The argument list is as follows:

  • +loadmem=: hex file to initialize the main memory
  • +fastloadmem: enables fast loadmem, not through the loadmem unit (tests only)
  • +seed=: seed value for the random generator (optional)
  • +sample=: file name for sample snapshots (strober only)
  • +samplenum=: number of sample snapshots (strober only)
  • +tracelen=: the length of I/O traces (strober only)

Note that MIDAS emulation and FPGA simulation share most command-line arguments.

Replay Samples

If you enabled Strober enery modeling, the file containing random RTL sample snapshots will be generated at the end of the simulation run. The snapshots will be replayed in RTL/gate-level simulation for power estimation.

First compile the target design using strober.replay.Compiler:

// mod: Module (target design)
// dir: File (target directory)
// lib: File (technology description)
strober.replay.Compiler(mod, dir, Some(lib))

This makes sure the RTL for simulation and sample replays are the same. Run CAD tools (we recommend using HAMMER) using the generated Verilog file.

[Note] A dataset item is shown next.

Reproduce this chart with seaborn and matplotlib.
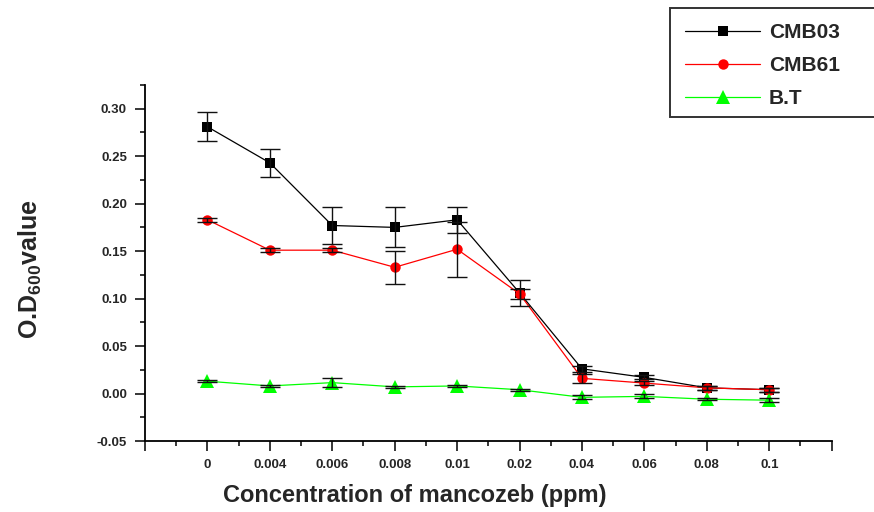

The RTL/gate-level simulators are also compiled in src/main/cc:

compile-replay:
  $(MAKE) -C $(midas_dir)/src/main/cc <simulator binary path> [variable="<value>"]*

The variables, mostly shared with the simulator driver compilations, are:

  • PLATFORM: Platform name (zynq by default)
  • DESIGN: Target design name
  • GEN_DIR: The directory containing generated files from replay Compiler (=dir)
  • OUT_DIR: The directory for output files (GEN_DIR by default)
  • TARGET_VERILOG: The Verilog file for replays (Verilog files from strober.replay.Compiler by default). This variable should be overriden if the gate-level designs from CAD tools are used.
  • REPLAY_BINARY: The simulator binary path equal to the makefile target (=<simulator binary path>) ($(OUT_DIR)/$(DESIGN)-replay by default)

Finally, run the following command to replay samples:

cd $(OUT_DIR)
./<simulator-binary> +sample=<sample file> [+verbose] [+match=<match file>] [+waveform=<vpd file path>] [+vcdfile=<vcd file path>]

Note that +match=<match file path> is necessary for gate-level simulation to find the state mapping between RTL and gate-level as explained in the ISCA'16 Strober paper.

MIDAS also contains useful scripts for sample replays in src/main/resources/replay:

  • fm-match.py: generates the match file for sample replays from Synopsys Formality report files and SVF files.
  • fm-macro.py: finds the state mapping for SRAMs
  • replay-samples.py: split samples and replay each sample in a separate simulation instance.
  • estimate-power.py: compute and aggregate power estimates of each sample using HAMMER.

For details, run ./<script> -h.

Internal Architecture

This section describes the internal architecture of MIDAS for advanced users.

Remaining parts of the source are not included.